Abstract Body: Background:
Hypoplastic left heart syndrome (HLHS) is a severe congenital heart defect (CHD) marked by the underdevelopment of the left heart. Despite the prevalent theories of genetic and hemodynamic perturbations being the potential causes, molecular mechanisms underlying the HLHS pathogenesis remain obscure. Recently, we reported a human induced pluripotent stem cell (hiPSC)-based 3D bioprinted embryonic heart tube (eHT) model that shows recapitulation of robust cardiac function and cardiogenic cellular activities upon hemodynamic flow initiation.

Methods:
To delineate the individual and synergistic effects of genetic and hemodynamic perturbations in HLHS, we generated wildtype (WT) vs.
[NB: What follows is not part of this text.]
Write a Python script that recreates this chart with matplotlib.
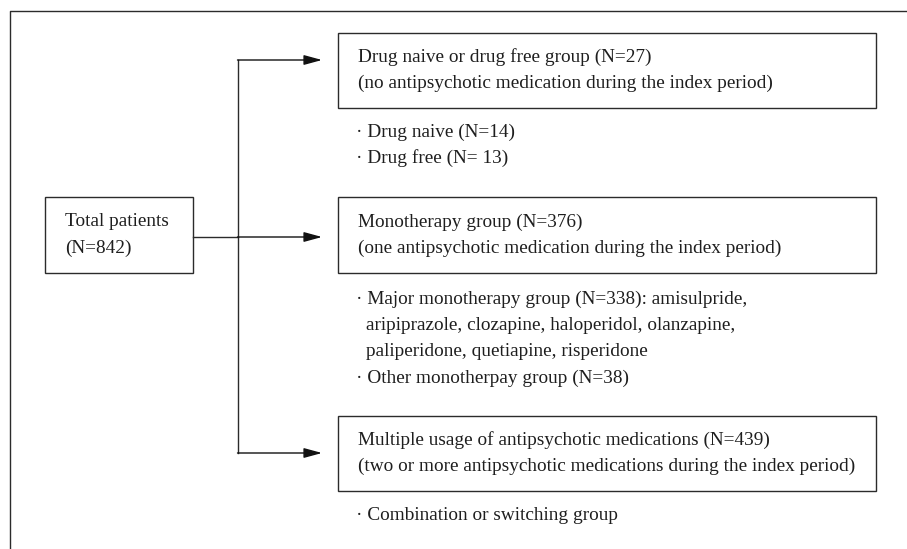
import matplotlib
matplotlib.use("Agg")
import matplotlib.pyplot as plt
from matplotlib.patches import Rectangle

# ---- data (text content) ----
total_lines = ["Total patients", "(N=842)"]
group_titles = [
    ["Drug naive or drug free group (N=27)",
     "(no antipsychotic medication during the index period)"],
    ["Monotherapy group (N=376)",
     "(one antipsychotic medication during the index period)"],
    ["Multiple usage of antipsychotic medications (N=439)",
     "(two or more antipsychotic medications during the index period)"],
]
group_notes = [
    ["· Drug naive (N=14)", "· Drug free (N= 13)"],
    ["· Major monotherapy group (N=338): amisulpride,",
     "aripiprazole, clozapine, haloperidol, olanzapine,",
     "paliperidone, quetiapine, risperidone",
     "· Other monotherpay group (N=38)"],
    ["· Combination or switching group"],
]

# ---- layout (pixel coordinates) ----
W, H = 907, 549
fig = plt.figure(figsize=(W / 100, H / 100), dpi=100)
ax = fig.add_axes([0, 0, 1, 1])
ax.set_xlim(0, W)
ax.set_ylim(H, 0)
ax.axis("off")

FONT = "Liberation Serif"
FS = 13.9
LC = "#2b2b2b"
TC = "#1e1e1e"
LW = 1.0

# outer frame (top and left)
ax.plot([9.5, 9.5, W], [H, 10.5, 10.5], color=LC, lw=LW, solid_capstyle="butt")

def box(x0, y0, x1, y1):
    ax.add_patch(Rectangle((x0, y0), x1 - x0, y1 - y0, fill=False,
                           edgecolor=LC, lw=LW))

def txt(x, y, s):
    ax.text(x, y, s, fontsize=FS, family=FONT, va="center", ha="left", color=TC)

# total box
box(45, 197, 193, 273)
for i, t in enumerate(total_lines):
    txt(65, 222 + 26 * i, t)

# group boxes
boxes_y = [(33, 108), (197, 273), (416, 491)]
arrow_y = [60, 237, 453]
notes_y0 = [132, 299, 516]
LS = 26.5
for (y0, y1), titles, notes, ny in zip(boxes_y, group_titles, group_notes, notes_y0):
    box(338, y0, 876, y1)
    mid = (y0 + y1) / 2
    for i, t in enumerate(titles):
        txt(358, mid - 13 + 26 * i, t)
    for i, t in enumerate(notes):
        if t.startswith("·"):
            txt(356, ny + LS * i, t)
        else:
            txt(366, ny + LS * i, t)

# connectors
vx = 237.5
ax.plot([vx, vx], [arrow_y[0], arrow_y[-1]], color=LC, lw=LW)
ax.plot([193, vx], [arrow_y[1], arrow_y[1]], color=LC, lw=LW)
for y in arrow_y:
    ax.annotate("", xy=(322, y), xytext=(vx, y),
                arrowprops=dict(arrowstyle="-|>,head_length=1.1,head_width=0.3",
                                color="#111111", lw=LW, shrinkA=0, shrinkB=0))

fig.savefig("out.png", dpi=100, facecolor="white")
HLHS cardiomyocytes (CMs) and endocardial cells (ECs) from hiPSCs via WNT and BMP10 signaling modulation. 2D monocultures and 3D eHT perfusion cocultures were conducted and assessed for HLHS-associated gene expression, contractile function, and cellular structure and interactions using qPCR, video-based contractility analysis, single cell RNA-sequencing, and immunohistochemistry. Computational simulation was also performed to characterize the hemodynamic-contractile coupling under varying contractility and flow conditions. Further, integrated perfusion-electrical conditioning was applied chronically to WT vs. HLHS eHTs, modeling HLHS phenotype induction in response to developmental cardiac loading and electrophysiological changes.

Results:
Transcriptomic and immunohistochemistry analyses in 2D monocultures revealed intrinsic proliferation defects in CMs and novel endocardial defects in ECs derived from HLHS hiPSCs. In 3D, both WT and HLHS eHTs demonstrated long-term viability and cardiac function under flow perfusion, while the additional electrical conditioning resulted in the enhancement of contractile adaptation over time. Preliminary data from flow perfusion also suggested an effect of hemodynamic perturbations on developmental EC gene expression.

Conclusion:
This study highlights the causal and exacerbatory interactions of intrinsic genetics and extrinsic hemodynamic perturbations in HLHS pathogenesis in a 3D bioprinted eHT model, suggesting novel therapeutic targets.